Les socialistes n'ont pas raté l'occasion de dénoncer "une prime aux fraudeurs", et une mesure "immorale". Quant à Bayrou, qui ne manque pas une opportunité de tacler ses partenaires de l'UMP, il a joué les Père-la-vertu en s'indignant qu'on "avantage honteusement des gens qui ont pris la décision de faire fuir leurs capitaux pour ne pas payer d'impôts". Aucun de ces politiciens faussement indignés n'a cependant été jusqu'à réclamer une mesure qui permettrait de s'opposer à cette fraude fiscale, à savoir la levée du secret bancaire. Dame, on peut faire assaut de déclarations morales destinées aux électeurs et ne pas perdre le sens des responsabilités à l'égard des capitalistes. Le respect de la propriété privée, de sa toute-puissance et de ses secrets reste sacré pour ces politiciens. Pourtant, rendre possible que chaque salarié, comptable, employé de banque, puisse révéler publiquement tout mouvement de capitaux suspect, serait un moyen simple et efficace d'empêcher les riches de pratiquer cette évasion fiscale.

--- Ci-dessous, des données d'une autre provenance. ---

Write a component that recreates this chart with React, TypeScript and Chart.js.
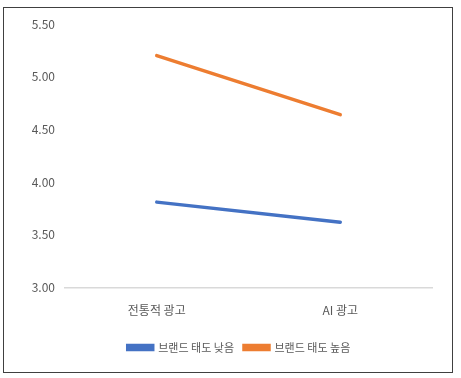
import React, { useEffect, useRef } from "react";
import { Chart, registerables } from "chart.js";

Chart.register(...registerables);

const categories = ["전통적 광고", "AI 광고"];
const lowSeriesName = "브랜드 태도 낮음";
const highSeriesName = "브랜드 태도 높음";
const lowValues = [3.81, 3.62];
const highValues = [5.2, 4.64];
const yMin = 3.0;
const yMax = 5.5;
const yStep = 0.5;

const FONT = '"Liberation Sans Narrow", "Noto Sans CJK KR", sans-serif';
const TEXT = "#595959";

const legendShift = {
  id: "legendShift",
  afterLayout(chart: any) {
    if (chart.legend) {
      chart.legend.left += 23;
      chart.legend.right += 23;
    }
  },
};

export default function App() {
  const ref = useRef<HTMLCanvasElement>(null);
  useEffect(() => {
    if (!ref.current) return;
    const chart = new Chart(ref.current, {
      type: "line",
      data: {
        labels: categories,
        datasets: [
          {
            label: lowSeriesName,
            data: lowValues,
            borderColor: "#4472C4",
            backgroundColor: "#4472C4",
            borderWidth: 3.5,
            borderCapStyle: "round",
            pointRadius: 0,
            pointHoverRadius: 0,
          },
          {
            label: highSeriesName,
            data: highValues,
            borderColor: "#ED7D31",
            backgroundColor: "#ED7D31",
            borderWidth: 3.5,
            borderCapStyle: "round",
            pointRadius: 0,
            pointHoverRadius: 0,
          },
        ],
      },
      plugins: [legendShift],
      options: {
        animation: false,
        responsive: false,
        maintainAspectRatio: false,
        layout: { padding: { left: 0, right: 29, top: 24, bottom: 15 } },
        plugins: {
          tooltip: { enabled: false },
          legend: {
            position: "bottom",
            labels: {
              boxWidth: 25,
              boxHeight: 4,
              padding: 10,
              color: TEXT,
              font: { family: FONT, size: 11 },
            },
          },
        },
        scales: {
          x: {
            offset: true,
            grid: { display: false, drawTicks: false },
            border: { display: true, color: "#D9D9D9", width: 1.5 },
            ticks: { color: TEXT, font: { family: FONT, size: 12 }, padding: 16, maxRotation: 0 },
            afterFit: (s: any) => {
              s.height = 44.5;
            },
          },
          y: {
            min: yMin,
            max: yMax,
            grid: { display: false, drawTicks: false },
            border: { display: false },
            ticks: {
              stepSize: yStep,
              color: TEXT,
              padding: 10,
              font: { family: FONT, size: 12 },
              callback: (v: any) => Number(v).toFixed(2),
            },
            afterFit: (s: any) => {
              s.width = 65;
            },
          },
        },
      },
    });
    return () => chart.destroy();
  }, []);
  return (
    <div style={{ position: "absolute", left: 0, top: 0, width: 461, height: 378, background: "#fff" }}>
      <div
        style={{
          position: "absolute",
          left: 3,
          top: 7,
          width: 448,
          height: 364,
          border: "1px solid #404040",
        }}
      />
      <canvas ref={ref} width={461} height={378} style={{ position: "absolute", left: 0, top: 0 }} />
    </div>
  );
}
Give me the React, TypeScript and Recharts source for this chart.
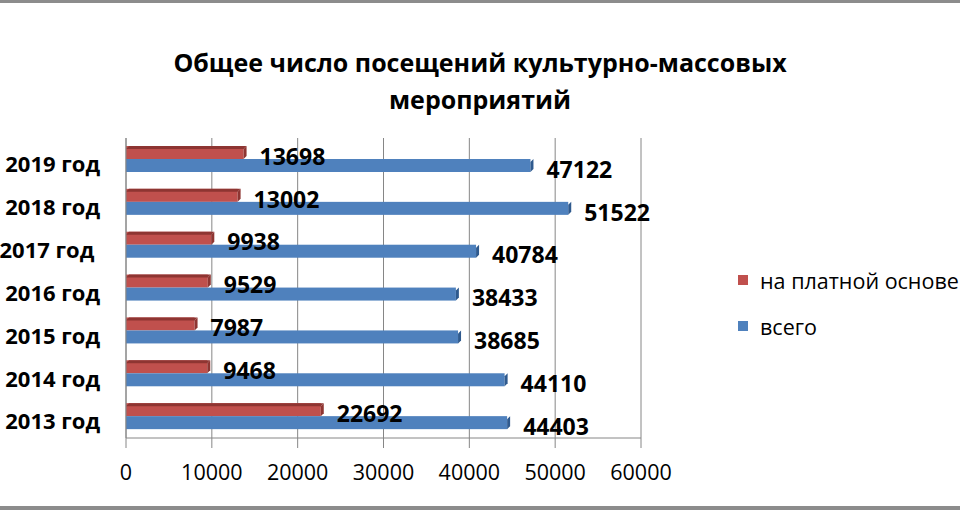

En fait, la seule méthode, si l'on peut dire, utilisée par tous les gouvernements pour "lutter" contre la fraude fiscale, y compris l'évasion des capitaux, a été de baisser de mille manières les impôts des plus riches. Les seules baisses d'impôts sur le revenu appliquées par Raffarin depuis trois ans, et qui ont profité surtout aux plus fortunés, ont coûté à l'État, en manque à gagner, des centaines de fois ce que rapportera, au mieux, la future amnistie. Pas besoin d'être devin pour savoir dans quelle escarcelle va la différence.
Si on ne sait pas si les éventuels logements pour les pauvres que fera peut-être construire Borloo auront droit à de la moquette, pour les riches, le gouvernement continue à dérouler le tapis rouge.